**Exercise objective:** Skip every image and restate the data word for word.

**Stored data:**
= = =

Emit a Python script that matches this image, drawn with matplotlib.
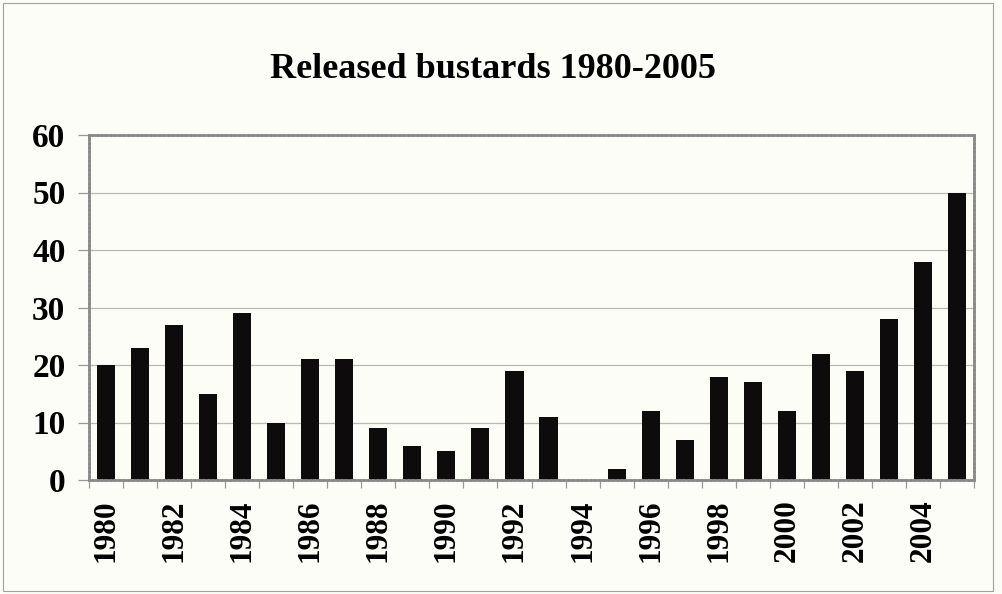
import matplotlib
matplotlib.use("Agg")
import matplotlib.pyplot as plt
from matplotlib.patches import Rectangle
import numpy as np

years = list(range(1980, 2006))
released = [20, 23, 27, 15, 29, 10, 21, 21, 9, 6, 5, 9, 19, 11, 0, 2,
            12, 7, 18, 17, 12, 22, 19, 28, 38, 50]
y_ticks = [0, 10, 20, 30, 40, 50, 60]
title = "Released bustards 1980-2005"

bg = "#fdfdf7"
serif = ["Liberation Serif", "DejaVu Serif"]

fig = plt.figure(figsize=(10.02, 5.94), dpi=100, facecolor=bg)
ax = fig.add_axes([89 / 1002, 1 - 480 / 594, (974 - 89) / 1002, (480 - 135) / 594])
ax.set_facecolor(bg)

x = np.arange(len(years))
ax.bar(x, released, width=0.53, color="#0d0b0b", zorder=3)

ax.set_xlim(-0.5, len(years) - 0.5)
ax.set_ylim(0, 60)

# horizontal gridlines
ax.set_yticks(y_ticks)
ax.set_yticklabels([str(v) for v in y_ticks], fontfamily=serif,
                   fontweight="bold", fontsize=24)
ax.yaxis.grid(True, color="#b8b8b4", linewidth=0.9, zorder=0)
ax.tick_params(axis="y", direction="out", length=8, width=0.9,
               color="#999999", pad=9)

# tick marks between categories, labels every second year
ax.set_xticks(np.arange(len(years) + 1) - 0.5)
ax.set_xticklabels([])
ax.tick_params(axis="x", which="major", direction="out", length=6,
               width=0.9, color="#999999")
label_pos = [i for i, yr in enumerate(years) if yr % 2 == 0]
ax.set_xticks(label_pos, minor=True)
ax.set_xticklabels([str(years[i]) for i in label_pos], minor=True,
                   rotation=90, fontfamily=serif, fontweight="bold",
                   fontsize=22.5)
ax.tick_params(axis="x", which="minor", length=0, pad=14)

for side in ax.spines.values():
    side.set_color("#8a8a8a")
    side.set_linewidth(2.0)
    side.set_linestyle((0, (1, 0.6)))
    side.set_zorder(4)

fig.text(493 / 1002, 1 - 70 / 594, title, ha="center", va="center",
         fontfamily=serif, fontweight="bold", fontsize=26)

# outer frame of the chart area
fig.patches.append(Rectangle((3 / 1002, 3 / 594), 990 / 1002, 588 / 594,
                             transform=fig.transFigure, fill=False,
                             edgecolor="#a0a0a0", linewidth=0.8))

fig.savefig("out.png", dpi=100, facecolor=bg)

= = =

**Written reply:**
Emit a Python script that matches this image, drawn with matplotlib.
import matplotlib
matplotlib.use("Agg")
import matplotlib.pyplot as plt
from matplotlib.patches import Rectangle
import numpy as np

years = list(range(1980, 2006))
released = [20, 23, 27, 15, 29, 10, 21, 21, 9, 6, 5, 9, 19, 11, 0, 2,
            12, 7, 18, 17, 12, 22, 19, 28, 38, 50]
y_ticks = [0, 10, 20, 30, 40, 50, 60]
title = "Released bustards 1980-2005"

bg = "#fdfdf7"
serif = ["Liberation Serif", "DejaVu Serif"]

fig = plt.figure(figsize=(10.02, 5.94), dpi=100, facecolor=bg)
ax = fig.add_axes([89 / 1002, 1 - 480 / 594, (974 - 89) / 1002, (480 - 135) / 594])
ax.set_facecolor(bg)

x = np.arange(len(years))
ax.bar(x, released, width=0.53, color="#0d0b0b", zorder=3)

ax.set_xlim(-0.5, len(years) - 0.5)
ax.set_ylim(0, 60)

# horizontal gridlines
ax.set_yticks(y_ticks)
ax.set_yticklabels([str(v) for v in y_ticks], fontfamily=serif,
                   fontweight="bold", fontsize=24)
ax.yaxis.grid(True, color="#b8b8b4", linewidth=0.9, zorder=0)
ax.tick_params(axis="y", direction="out", length=8, width=0.9,
               color="#999999", pad=9)

# tick marks between categories, labels every second year
ax.set_xticks(np.arange(len(years) + 1) - 0.5)
ax.set_xticklabels([])
ax.tick_params(axis="x", which="major", direction="out", length=6,
               width=0.9, color="#999999")
label_pos = [i for i, yr in enumerate(years) if yr % 2 == 0]
ax.set_xticks(label_pos, minor=True)
ax.set_xticklabels([str(years[i]) for i in label_pos], minor=True,
                   rotation=90, fontfamily=serif, fontweight="bold",
                   fontsize=22.5)
ax.tick_params(axis="x", which="minor", length=0, pad=14)

for side in ax.spines.values():
    side.set_color("#8a8a8a")
    side.set_linewidth(2.0)
    side.set_linestyle((0, (1, 0.6)))
    side.set_zorder(4)

fig.text(493 / 1002, 1 - 70 / 594, title, ha="center", va="center",
         fontfamily=serif, fontweight="bold", fontsize=26)

# outer frame of the chart area
fig.patches.append(Rectangle((3 / 1002, 3 / 594), 990 / 1002, 588 / 594,
                             transform=fig.transFigure, fill=False,
                             edgecolor="#a0a0a0", linewidth=0.8))

fig.savefig("out.png", dpi=100, facecolor=bg)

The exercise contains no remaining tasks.